Early neural networks struggled because calculating the gradient across millions of data points was computationally prohibitive. The breakthrough that made deep learning practical was the adoption of Stochastic Gradient Descent (SGD), which estimates the gradient using only a small batch of data at a time, making training feasible on large datasets.
Why This Matters
This isn't just academic math; it’s the practical bottleneck in AI development. If the Gradient Descent process is unstable, the resulting model will be useless, no matter how complex the underlying neural network architecture is. The choice of optimizer (e.g., plain SGD, Momentum, or Adam) directly dictates how quickly a model learns and whether it avoids getting stuck in local minima—suboptimal solutions that aren't the best possible fit.

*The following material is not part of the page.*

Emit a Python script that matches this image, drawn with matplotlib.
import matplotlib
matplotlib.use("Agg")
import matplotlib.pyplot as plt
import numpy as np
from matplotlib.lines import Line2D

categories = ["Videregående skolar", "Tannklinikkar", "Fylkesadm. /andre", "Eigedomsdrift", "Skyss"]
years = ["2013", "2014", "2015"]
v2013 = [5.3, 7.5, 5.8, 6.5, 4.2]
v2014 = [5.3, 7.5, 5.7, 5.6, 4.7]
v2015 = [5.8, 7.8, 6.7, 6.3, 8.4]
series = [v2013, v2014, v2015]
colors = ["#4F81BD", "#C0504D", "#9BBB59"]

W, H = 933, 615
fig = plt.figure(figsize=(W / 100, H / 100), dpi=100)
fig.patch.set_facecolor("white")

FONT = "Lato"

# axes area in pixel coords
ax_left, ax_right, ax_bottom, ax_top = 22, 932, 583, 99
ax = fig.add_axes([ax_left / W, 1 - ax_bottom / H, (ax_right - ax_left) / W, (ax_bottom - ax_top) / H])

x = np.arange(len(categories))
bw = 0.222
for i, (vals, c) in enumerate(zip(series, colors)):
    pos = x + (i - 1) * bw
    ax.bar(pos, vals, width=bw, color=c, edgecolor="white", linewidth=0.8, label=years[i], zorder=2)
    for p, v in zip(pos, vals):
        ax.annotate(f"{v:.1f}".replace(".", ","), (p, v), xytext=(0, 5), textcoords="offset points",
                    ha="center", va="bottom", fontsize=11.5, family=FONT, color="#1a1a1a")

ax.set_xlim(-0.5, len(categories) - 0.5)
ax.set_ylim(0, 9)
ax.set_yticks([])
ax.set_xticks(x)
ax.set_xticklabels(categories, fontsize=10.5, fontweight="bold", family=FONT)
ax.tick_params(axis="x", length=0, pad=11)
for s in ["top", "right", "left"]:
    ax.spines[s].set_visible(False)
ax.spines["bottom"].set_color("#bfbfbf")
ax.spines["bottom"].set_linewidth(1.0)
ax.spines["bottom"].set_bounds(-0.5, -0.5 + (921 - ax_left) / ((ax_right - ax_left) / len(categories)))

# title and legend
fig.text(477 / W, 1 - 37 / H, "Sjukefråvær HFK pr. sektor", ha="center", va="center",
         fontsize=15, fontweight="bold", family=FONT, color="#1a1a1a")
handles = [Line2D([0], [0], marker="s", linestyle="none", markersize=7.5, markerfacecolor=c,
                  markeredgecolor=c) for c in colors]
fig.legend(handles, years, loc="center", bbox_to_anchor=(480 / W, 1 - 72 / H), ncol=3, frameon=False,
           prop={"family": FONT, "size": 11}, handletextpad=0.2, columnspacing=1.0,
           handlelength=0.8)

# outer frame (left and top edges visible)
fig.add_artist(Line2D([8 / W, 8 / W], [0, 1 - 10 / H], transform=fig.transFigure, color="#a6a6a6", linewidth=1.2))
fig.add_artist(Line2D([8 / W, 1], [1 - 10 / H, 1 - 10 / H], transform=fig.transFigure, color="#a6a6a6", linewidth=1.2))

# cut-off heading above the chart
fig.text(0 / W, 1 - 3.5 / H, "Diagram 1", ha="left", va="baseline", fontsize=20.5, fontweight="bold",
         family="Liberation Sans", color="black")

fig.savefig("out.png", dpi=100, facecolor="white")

Analogy time: Imagine trying to find the lowest valley in a mountain range blindfolded. Gradient Descent is your sense of touch, telling you which way is downhill. The learning rate is how large of a step you take. Take steps too big, and you might jump right over the lowest valley; take them too small, and it will take you geological ages to get there. This fine-tuning is where senior ML engineers earn their keep.
What's Next
Future innovations in optimization are likely to focus on making Gradient Descent adaptive and context-aware, moving beyond simple fixed learning schedules. Research into second-order optimization methods, which use curvature information (like the Hessian matrix), aims to provide better steps without relying solely on trial-and-error tuning of the learning rate.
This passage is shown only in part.